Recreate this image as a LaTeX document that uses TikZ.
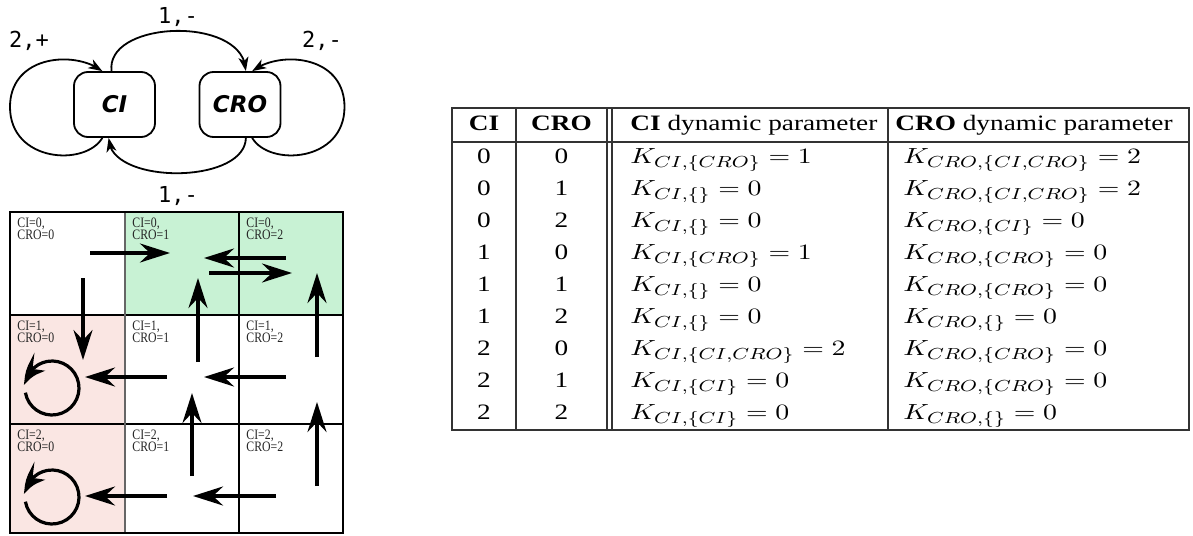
\documentclass[tikz,border=0pt]{standalone}
\usepackage[no-math]{fontspec}
\setmainfont{Liberation Serif}
\newfontfamily\lblfont{DejaVu Sans Mono}
\newfontfamily\boxfont{DejaVu Sans}
\usetikzlibrary{arrows.meta,bending}
\newcommand{\sx}[1]{\scalebox{1.24}[1]{#1}}
\newcommand{\sm}[1]{\scalebox{1.27}[1]{#1}}
\newcommand{\cx}[1]{\scalebox{0.82}[1]{#1}}
\definecolor{cellgreen}{HTML}{C8F2D4}
\definecolor{cellpink}{HTML}{FAE6E3}
\definecolor{tabline}{HTML}{333333}
\begin{document}
\begin{tikzpicture}[x=0.5pt,y=-0.5pt,
  state/.style={draw, line width=0.9pt, rounded corners=7pt, minimum width=40.5pt, minimum height=32.5pt, inner sep=0pt, font=\boxfont\bfseries\itshape\fontsize{11.5}{13}\selectfont},
  edge/.style={line width=0.9pt, -{Stealth[length=7pt,width=5pt,inset=2pt]}},
  elabel/.style={font=\lblfont\fontsize{11}{13}\selectfont, inner sep=0pt},
  flow/.style={line width=1.6pt, -{Stealth[length=15pt,width=9.5pt,inset=5pt]}},
  loopflow/.style={line width=1.6pt, -{Stealth[length=14pt,width=10pt,inset=5pt,bend]}},
  cell/.style={font=\fontsize{7.2}{6}\selectfont, align=left, anchor=north west, inner sep=0pt, text=black!85},
  tab/.style={font=\fontsize{11}{13}\selectfont, anchor=base, inner sep=0pt},
  rule/.style={draw=tabline, line width=0.6pt}]
\useasboundingbox (0,0) rectangle (1193,535);

% ---------- state graph ----------
\node[state] (ci) at (114.5,104.5) {CI};
\node[state] (cro) at (240,104.5) {CRO};
\draw[edge] (ci.95) .. controls (105,20) and (245,15) .. (cro.80);
\draw[edge] (cro.280) .. controls (245,185) and (108,185) .. (ci.260);
\draw[edge] (ci.250) .. controls (85,167) and (10,162) .. (10,107) .. controls (10,55) and (75,50) .. (ci.110);
\draw[edge] (cro.290) .. controls (269.5,167) and (344.5,162) .. (344.5,107) .. controls (344.5,55) and (279.5,50) .. (cro.70);
\node[elabel] (l1) at (29,41) {2,+};
\node[elabel] (l2) at (322,41) {2,-};
\node[elabel] (l3) at (178,17) {1,-};
\node[elabel] (l4) at (178,196) {1,-};

% ---------- state grid ----------
\fill[cellgreen] (125,212) rectangle (343,315);
\fill[cellpink] (10,315) rectangle (125,533);
\draw[line width=0.6pt] (239,212) -- (239,533);
\draw[line width=0.6pt] (10,315) -- (343,315);
\draw[line width=0.6pt] (10,424) -- (343,424);
\draw[line width=0.8pt, draw=black!60] (125,212) -- (125,533);
\draw[line width=0.6pt] (10,212) rectangle (343,533);
\foreach \r/\yt in {0/212,1/315,2/424}{
  \foreach \c/\xl in {0/10,1/125,2/239}{
    \node[cell] (lab\r\c) at (\xl+7,\yt+6) {\cx{CI=\r,}\\\cx{CRO=\c}};
  }
}
% arrow end points
\coordinate (a1s) at (90,253);  \coordinate (a1e) at (170,253);
\coordinate (a2s) at (286,258); \coordinate (a2e) at (204,258);
\coordinate (a3s) at (209,273); \coordinate (a3e) at (292,273);
\coordinate (a4s) at (83,278);  \coordinate (a4e) at (83,360);
\coordinate (a7s) at (167,377); \coordinate (a7e) at (85,377);
\coordinate (a8s) at (286,377); \coordinate (a8e) at (204,377);
\coordinate (a9s) at (198,362); \coordinate (a9e) at (198,278);
\coordinate (a10s) at (317,357); \coordinate (a10e) at (317,273);
\coordinate (a11s) at (192,476); \coordinate (a11e) at (192,393);
\coordinate (a12s) at (317,486); \coordinate (a12e) at (317,402);
\coordinate (a13s) at (167,496); \coordinate (a13e) at (85,496);
\coordinate (a14s) at (276,496); \coordinate (a14e) at (193,496);
\foreach \k in {1,2,3,4,7,8,9,10,11,12,13,14}{
  \draw[flow] (a\k s) -- (a\k e);
}
\coordinate (c1) at (52,388);
\coordinate (c2) at (52,497);
\draw[loopflow] (c1) ++(530:27) arc[start angle=530,end angle=186,radius=27];
\draw[loopflow] (c2) ++(530:27) arc[start angle=530,end angle=186,radius=27];

% ---------- table ----------
\draw[rule] (452,108) rectangle (1189,430);
\draw[rule] (452,142) -- (1189,142);
\draw[rule] (516,108) -- (516,430);
\draw[rule] (607,108) -- (607,430);
\draw[rule] (612,108) -- (612,430);
\draw[rule] (888,108) -- (888,430);
\node[tab] (h1) at (484,130) {\sx{\textbf{CI}}};
\node[tab] (h2) at (561.5,130) {\sx{\textbf{CRO}}};
\node[tab, anchor=base west] (h3) at (630,130) {\sx{\textbf{CI} dynamic parameter}};
\node[tab, anchor=base west] (h4) at (895,130) {\sx{\textbf{CRO} dynamic parameter}};
\foreach \i/\a/\b/\p/\u/\q/\v in {
  1/0/0/CRO/1/{CI,CRO}/2,
  2/0/1//0/{CI,CRO}/2,
  3/0/2//0/CI/0,
  4/1/0/CRO/1/CRO/0,
  5/1/1//0/CRO/0,
  6/1/2//0//0,
  7/2/0/{CI,CRO}/2/CRO/0,
  8/2/1/CI/0/CRO/0,
  9/2/2/CI/0//0}{
  \node[tab] (ra\i) at (484,131.5+32*\i) {\sx{\a}};
  \node[tab] (rb\i) at (561.5,131.5+32*\i) {\sx{\b}};
  \node[tab, anchor=base west] (rc\i) at (630,131.5+32*\i) {\sm{$K_{CI,\{\p\}}=\u$}};
  \node[tab, anchor=base west] (rd\i) at (903,131.5+32*\i) {\sm{$K_{CRO,\{\q\}}=\v$}};
}
\end{tikzpicture}
\end{document}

-------

◆ TASK GOAL
Repeat, exactly and in full, each line from the start of the data to the line that contains "(0,0) rectangle (1193,535);". Pictures do not go in.

◆ ANSWER
Recreate this image as a LaTeX document that uses TikZ.
\documentclass[tikz,border=0pt]{standalone}
\usepackage[no-math]{fontspec}
\setmainfont{Liberation Serif}
\newfontfamily\lblfont{DejaVu Sans Mono}
\newfontfamily\boxfont{DejaVu Sans}
\usetikzlibrary{arrows.meta,bending}
\newcommand{\sx}[1]{\scalebox{1.24}[1]{#1}}
\newcommand{\sm}[1]{\scalebox{1.27}[1]{#1}}
\newcommand{\cx}[1]{\scalebox{0.82}[1]{#1}}
\definecolor{cellgreen}{HTML}{C8F2D4}
\definecolor{cellpink}{HTML}{FAE6E3}
\definecolor{tabline}{HTML}{333333}
\begin{document}
\begin{tikzpicture}[x=0.5pt,y=-0.5pt,
  state/.style={draw, line width=0.9pt, rounded corners=7pt, minimum width=40.5pt, minimum height=32.5pt, inner sep=0pt, font=\boxfont\bfseries\itshape\fontsize{11.5}{13}\selectfont},
  edge/.style={line width=0.9pt, -{Stealth[length=7pt,width=5pt,inset=2pt]}},
  elabel/.style={font=\lblfont\fontsize{11}{13}\selectfont, inner sep=0pt},
  flow/.style={line width=1.6pt, -{Stealth[length=15pt,width=9.5pt,inset=5pt]}},
  loopflow/.style={line width=1.6pt, -{Stealth[length=14pt,width=10pt,inset=5pt,bend]}},
  cell/.style={font=\fontsize{7.2}{6}\selectfont, align=left, anchor=north west, inner sep=0pt, text=black!85},
  tab/.style={font=\fontsize{11}{13}\selectfont, anchor=base, inner sep=0pt},
  rule/.style={draw=tabline, line width=0.6pt}]
\useasboundingbox (0,0) rectangle (1193,535);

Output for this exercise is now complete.